The Steamboat After Fulton
ROBERT FULTON MAY NOT HAVE literally invented the steamboat, but he surely introduced it into everyday commercial service. His premier boat of 1807 ran steady and full, and its public acceptance opened a new era. For the first time, mechanical power was used to carry passengers and cargo over long distances. The Hudson River became a highway for long and sleek side-wheelers racing along at 20 and 25 miles an hour. Travel time to Albany fell to just seven hours. Fortunes were made by business leaders like Daniel Drew and Cornelius Vanderbilt.
Steamers offered service between New York and New England via Long Island Sound starting in the 182Os. These boats remained popular long after railroads offered competing service, with the last of them retiring in 1937. Fulton saw inland rivers as a prime market for steamboat traffic and tried to develop such service early on. His first boat left Pittsburgh in 1811 for New Orleans. Steamboats not only were faster than barges and keelboats but could travel upstream against the current, making twoway travel possible. As pioneer settlements like Cincinnati and St. Louis grew, the prospects of the river steamer expanded. By 1850 more than 700 plied the Ohio and Mississippi Rivers. Unusually cheap fares and good meals did much to stimulate travel, and cotton, salt, and agricultural products provided large cargoes. Packet travel flourished until around 1880 and then slowly ebbed away over the next half-century. The last steam towboat tied up in 1967.

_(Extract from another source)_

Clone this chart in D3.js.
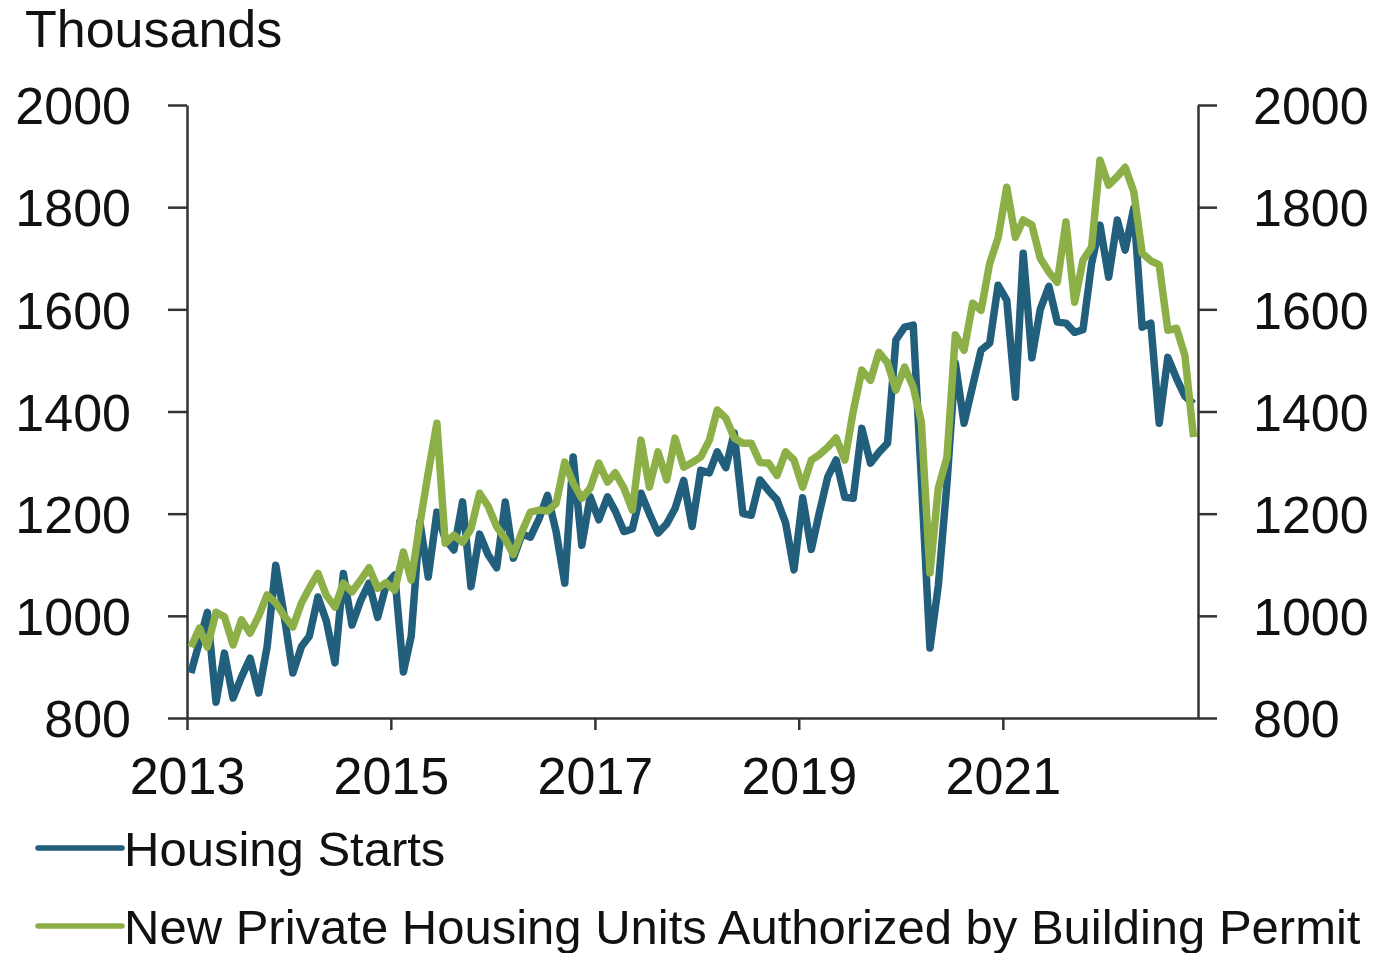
<!DOCTYPE html>
<html lang="en">
<head>
<meta charset="UTF-8">
<title>Housing Starts and Permits</title>
<script src="https://cdn.jsdelivr.net/npm/d3@7"></script>
<style>
  body { margin: 0; background: #fff; }
  text { font-family: "Liberation Sans", Arial, sans-serif; fill: #111; }
</style>
</head>
<body>
<script>

var w = 1375;
var h = 953;

// monthly, Jan 2013 - Nov 2022, thousands of units (SAAR)
var startMonth = "2013-01";
var housingStarts = [
  888, 950, 1007, 831, 927, 839, 880, 917, 849, 940, 1099, 1000,
  888, 940, 960, 1037, 990, 908, 1083, 982, 1030, 1064, 997, 1060,
  1080, 890, 960, 1184, 1076, 1203, 1150, 1129, 1223, 1057, 1160, 1120,
  1094, 1223, 1113, 1160, 1154, 1190, 1236, 1165, 1064, 1311, 1138, 1233,
  1188, 1233, 1205, 1165, 1170, 1240, 1200, 1162, 1180, 1210, 1265, 1175,
  1285, 1280, 1321, 1290, 1358, 1200, 1197, 1266, 1245, 1227, 1182, 1090,
  1231, 1130, 1200, 1272, 1305, 1232, 1230, 1367, 1299, 1320, 1338, 1540,
  1565, 1569, 1270, 937, 1060, 1260, 1495, 1377, 1450, 1520, 1534, 1647,
  1618, 1428, 1710, 1505, 1600, 1645, 1575, 1573, 1555, 1560, 1690, 1765,
  1663, 1775, 1716, 1798, 1565, 1573, 1377, 1506, 1465, 1430, 1415
];
var buildingPermits = [
  939, 976, 939, 1007, 998, 943, 992, 966, 1000, 1041, 1025, 1000,
  978, 1025, 1054, 1083, 1040, 1017, 1064, 1047, 1070, 1094, 1054, 1065,
  1050, 1125, 1070, 1180, 1280, 1377, 1142, 1158, 1144, 1170, 1240, 1215,
  1175, 1150, 1120, 1165, 1203, 1207, 1205, 1220, 1301, 1260, 1230, 1250,
  1299, 1262, 1280, 1250, 1207, 1344, 1252, 1321, 1266, 1348, 1291, 1300,
  1311, 1344, 1403, 1387, 1348, 1338, 1338, 1300, 1299, 1275, 1321, 1305,
  1252, 1305, 1315, 1330, 1348, 1305, 1400, 1481, 1461, 1516, 1495, 1442,
  1487, 1448, 1380, 1084, 1250, 1311, 1550, 1520, 1612, 1598, 1690, 1740,
  1839, 1741, 1775, 1765, 1700, 1673, 1653, 1771, 1614, 1696, 1722, 1892,
  1843, 1860, 1878, 1830, 1710, 1695, 1687, 1559, 1563, 1510, 1350
];
var yTicks = [800, 1000, 1200, 1400, 1600, 1800, 2000];
var xTickYears = [2013, 2015, 2017, 2019, 2021];
var seriesNames = ["Housing Starts", "New Private Housing Units Authorized by Building Permit"];
var seriesColors = ["#215f7c", "#8cb047"];

var parseMonth = d3.timeParse("%Y-%m");
var first = parseMonth(startMonth);
function monthDate(i) {
  // plotted at mid-month
  return d3.timeDay.offset(d3.timeMonth.offset(first, i), 14);
}
var series = [housingStarts, buildingPermits].map(function(vals) {
  return vals.map(function(v, i) { return {date: monthDate(i), value: v}; });
});

var plotLeft = 187, plotRight = 1198, plotTop = 105, plotBottom = 718;

var x = d3.scaleTime()
    .domain([first, d3.timeMonth.offset(first, 119)])
    .range([plotLeft, plotRight]);
var y = d3.scaleLinear()
    .domain([800, 2000])
    .range([plotBottom, plotTop]);

var svg = d3.select("body").append("svg")
    .attr("width", w)
    .attr("height", h);

var fontSize = 52;
var legendFont = 49;

// left axis
var yLeft = svg.append("g")
    .attr("transform", "translate(" + plotLeft + ",0)")
    .call(d3.axisLeft(y).tickValues(yTicks).tickFormat(d3.format("d"))
      .tickSize(19).tickPadding(37).tickSizeOuter(0));
// right axis
var yRight = svg.append("g")
    .attr("transform", "translate(" + plotRight + ",0)")
    .call(d3.axisRight(y).tickValues(yTicks).tickFormat(d3.format("d"))
      .tickSize(19).tickPadding(36).tickSizeOuter(0));
// bottom axis
var xAxis = svg.append("g")
    .attr("transform", "translate(0," + plotBottom + ")")
    .call(d3.axisBottom(x)
      .tickValues(xTickYears.map(function(yr) { return new Date(yr, 0, 1); }))
      .tickFormat(d3.timeFormat("%Y"))
      .tickSize(12).tickPadding(27).tickSizeOuter(0));

[yLeft, yRight, xAxis].forEach(function(g) {
  g.selectAll("path, line").attr("stroke", "#333").attr("stroke-width", 2.5);
  g.selectAll("text")
    .attr("font-size", fontSize)
    .attr("font-family", "Liberation Sans, Arial, sans-serif")
    .attr("fill", "#111");
});
xAxis.selectAll("text").attr("dy", "0.71em");
yLeft.selectAll("text").attr("dy", "0.36em");
yRight.selectAll("text").attr("dy", "0.36em");

// lines
var line = d3.line()
    .x(function(d) { return x(d.date); })
    .y(function(d) { return y(d.value); });

svg.selectAll(".series")
    .data(series)
    .enter()
    .append("path")
    .attr("class", "series")
    .attr("d", line)
    .attr("fill", "none")
    .attr("stroke", function(d, i) { return seriesColors[i]; })
    .attr("stroke-width", 7.5)
    .attr("stroke-linejoin", "round");

// unit label
svg.append("text")
    .attr("x", 25)
    .attr("y", 47)
    .attr("font-size", fontSize)
    .text("Thousands");

// legend
var legend = svg.selectAll(".legend")
    .data(seriesNames)
    .enter()
    .append("g")
    .attr("class", "legend")
    .attr("transform", function(d, i) { return "translate(0," + (848 + i * 78) + ")"; });

legend.append("line")
    .attr("x1", 38).attr("x2", 122)
    .attr("y1", 0).attr("y2", 0)
    .attr("stroke", function(d, i) { return seriesColors[i]; })
    .attr("stroke-width", 5.5)
    .attr("stroke-linecap", "round");

legend.append("text")
    .attr("x", 124)
    .attr("y", 0)
    .attr("dy", "0.36em")
    .attr("font-size", legendFont)
    .text(function(d) { return d; });

</script>
</body>
</html>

The first Great Lakes steamers appeared in 1816. They multiplied as Cleveland, Detroit, and Buffalo blossomed into centers of trade and industry. In 1840 there were 48 steamers; by 1876 there were 885. Some passenger vessels on the lakes carried upward of 1,500 passengers plus large cargoes. Their biggest traffic was iron ore lugged from Minnesota to Pennsylvania, often 70 million tons of it a year. Steam prevailed on the lakes until about 1960, when diesel-powered vessels became more popular.
Steamers began to cross the oceans in 1838, their ability to maintain a dependable schedule making them preferable to sailing ships. A normal crossing by sail took a month; by 1860 most travelers, including emigrants, traveled on steamers that took only about a week. Britain controlled the trade; the only serious competitors were the German lines. By 1899 there were 15,000 oceangoing steamers of 100 tons or more on the high seas, a third of them British. Fulton’s breakthrough had grown into a gigantic international business.
The great ocean liners seemed destined to rule international travel forever, and as late as 1952 many investors believed they still had a long future. The United States entered service that year with 12 decks for nearly 2,000 passengers and a steam power plant rated at 240,000 horsepower. She swept along at 40 miles an hour, crossing the Atlantic in just three days and 10 hours. But by 1960 jets were making the same trip in a few hours. By 1972 airlines had over 80 percent of this traffic. The age that Robert Fulton had inaugurated was finally over, more than a century and a half later.